Beights’ plan, first reported by the Bonner County Daily Bee, reminded Brenda Hammond, the president of the Bonner County Human Rights Task Force, of the time in 1995 when satirist Michael Moore brought a hired-for-television chorus line of young women to sing “Stop! In the Name of Love” outside the Aryan Nations compound in Hayden. According to a Spokesman-Review article from the time, the racially diverse 12-member dance troupe was joined by an actor dressed as a rabbi and a clown handing out heart-shaped red balloons.
A similar tactic might help to silence Rhodes, a 49-year-old California transplant who enthusiastically declares in his videos that he’s broadcasting from “very white, very racist North Idaho.”
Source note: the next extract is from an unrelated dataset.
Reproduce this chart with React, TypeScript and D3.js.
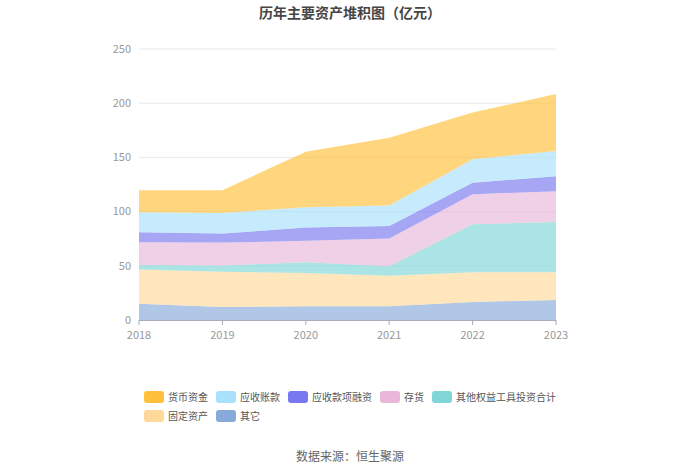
import { useRef, useEffect } from "react";
import * as d3 from "d3";

const years = ["2018", "2019", "2020", "2021", "2022", "2023"];

// 亿元, stacked bottom → top
const other = [15.1, 12.0, 12.6, 12.6, 16.6, 18.5];
const fixedAssets = [31.4, 32.6, 30.8, 28.3, 27.4, 25.5];
const equityInvest = [4.3, 5.6, 9.9, 8.7, 44.4, 46.5];
const inventory = [20.9, 21.2, 19.7, 25.5, 27.7, 28.3];
const receivableFin = [9.3, 8.3, 12.3, 11.7, 10.4, 13.9];
const receivables = [18.4, 19.1, 18.7, 18.8, 21.9, 23.1];
const cash = [20.4, 21.0, 51.2, 62.5, 43.1, 52.6];

const yTicks = [0, 50, 100, 150, 200, 250];

const series = [
    { key: "其它", values: other, color: "#88aadb" },
    { key: "固定资产", values: fixedAssets, color: "#ffd999" },
    { key: "其他权益工具投资合计", values: equityInvest, color: "#80d6d6" },
    { key: "存货", values: inventory, color: "#e8b7d9" },
    { key: "应收款项融资", values: receivableFin, color: "#7878f0" },
    { key: "应收账款", values: receivables, color: "#a8e1fb" },
    { key: "货币资金", values: cash, color: "#ffc13b" },
];

const legendOrder = [
    "货币资金",
    "应收账款",
    "应收款项融资",
    "存货",
    "其他权益工具投资合计",
    "固定资产",
    "其它",
];

const W = 700;
const H = 474;
const font = "'Noto Sans CJK SC', 'Noto Sans', sans-serif";

const StackChart = () => {
    const svgRef = useRef<SVGSVGElement>(null);

    useEffect(() => {
        if (!svgRef.current) return;
        const svg = d3.select(svgRef.current);
        svg.selectAll("*").remove();

        const x = d3.scalePoint().domain(years).range([139, 556]);
        const y = d3.scaleLinear().domain([0, 250]).range([320, 49]);

        const table = years.map((yr, i) => {
            const row: Record<string, number | string> = { year: yr };
            series.forEach((s) => (row[s.key] = s.values[i]));
            return row;
        });

        const stacked = d3
            .stack<Record<string, number | string>>()
            .keys(series.map((s) => s.key))
            .value((d, k) => d[k] as number)(table);

        // title
        svg.append("text")
            .attr("x", W / 2)
            .attr("y", 18)
            .attr("text-anchor", "middle")
            .attr("font-size", 14)
            .attr("font-weight", "bold")
            .attr("fill", "#464646")
            .attr("font-family", font)
            .text("历年主要资产堆积图（亿元）");

        // grid + y labels
        const g = svg.append("g");
        g.selectAll(".grid")
            .data(yTicks.filter((t) => t > 0))
            .enter()
            .append("line")
            .attr("x1", 139)
            .attr("x2", 556)
            .attr("y1", (d) => y(d))
            .attr("y2", (d) => y(d))
            .attr("stroke", "#e6e8ef")
            .attr("stroke-width", 1);

        g.selectAll(".ylab")
            .data(yTicks)
            .enter()
            .append("text")
            .attr("x", 131)
            .attr("y", (d) => y(d))
            .attr("dy", "0.35em")
            .attr("text-anchor", "end")
            .attr("font-size", 11)
            .attr("fill", "#999")
            .attr("font-family", font)
            .text((d) => d);

        const area = d3
            .area<d3.SeriesPoint<Record<string, number | string>>>()
            .x((d) => x(d.data.year as string)!)
            .y0((d) => y(d[0]))
            .y1((d) => y(d[1]));

        g.selectAll(".layer")
            .data(stacked)
            .enter()
            .append("path")
            .attr("d", (d) => area(d))
            .attr("fill", (d) => series.find((s) => s.key === d.key)!.color)
            .attr("fill-opacity", 0.66);

        // x axis
        g.append("line")
            .attr("x1", 139)
            .attr("x2", 556)
            .attr("y1", 320.5)
            .attr("y2", 320.5)
            .attr("stroke", "#a8adb8");
        g.selectAll(".xtick")
            .data(years)
            .enter()
            .append("line")
            .attr("x1", (d) => x(d)!)
            .attr("x2", (d) => x(d)!)
            .attr("y1", 320)
            .attr("y2", 325)
            .attr("stroke", "#a8adb8");
        g.selectAll(".xlab")
            .data(years)
            .enter()
            .append("text")
            .attr("x", (d) => x(d)!)
            .attr("y", 335)
            .attr("dy", "0.35em")
            .attr("text-anchor", "middle")
            .attr("font-size", 11)
            .attr("fill", "#999")
            .attr("font-family", font)
            .text((d) => d);

        // legend
        const legend = svg.append("g").attr("font-family", font);
        let lx = 144;
        let ly = 397;
        legendOrder.forEach((name, i) => {
            const s = series.find((d) => d.key === name)!;
            if (i === 5) {
                lx = 144;
                ly = 416;
            }
            legend
                .append("rect")
                .attr("x", lx)
                .attr("y", ly - 6)
                .attr("width", 20)
                .attr("height", 12)
                .attr("rx", 3)
                .attr("fill", s.color);
            const t = legend
                .append("text")
                .attr("x", lx + 24)
                .attr("y", ly)
                .attr("dy", "0.35em")
                .attr("font-size", 10)
                .attr("fill", "#555")
                .text(name);
            const tw = (t.node() as SVGTextElement).getComputedTextLength();
            lx += 24 + tw + 8;
        });

        svg.append("text")
            .attr("x", W / 2)
            .attr("y", 457)
            .attr("dy", "0.35em")
            .attr("text-anchor", "middle")
            .attr("font-size", 12)
            .attr("fill", "#666")
            .attr("font-family", font)
            .text("数据来源：恒生聚源");
    }, []);

    return (
        <svg
            ref={svgRef}
            width={W}
            height={H}
            style={{ position: "absolute", left: 0, top: 0, background: "#fff" }}
        />
    );
};

export default function App() {
    return <StackChart />;
}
Regardless of whether the clowns actually come to Sandpoint, Hammond said, it’s a good plan to “fight hate with love.”
“Our task force has been dealing with a variety of flavors of hate groups for decades,” she said. “We’ve tried to send the message for 20 years that this is not a place to grow hate. It’s not a fertile place for that kind of ideology, and we’ve proven that over the years. A lot of groups have come and left.”
Beights’ plans have made headlines before, and many have assumed he’s an experienced accordion player who would force racists to face the music. Speaking to The Spokesman-Review, he sought to correct the record.
“I never said that I played the accordion,” he said. But his father-in-law plays the instrument, as does one of his sons.
“I’m an accordion owner, and so I know how to press the buttons and things like that. But I just think it’s a classically hilarious instrument,” he said. “And I can’t think of a better instrument to play across from Scott Rhodes’ house to show him how it feels when the phone starts ringing and there’s a robot on the other end.”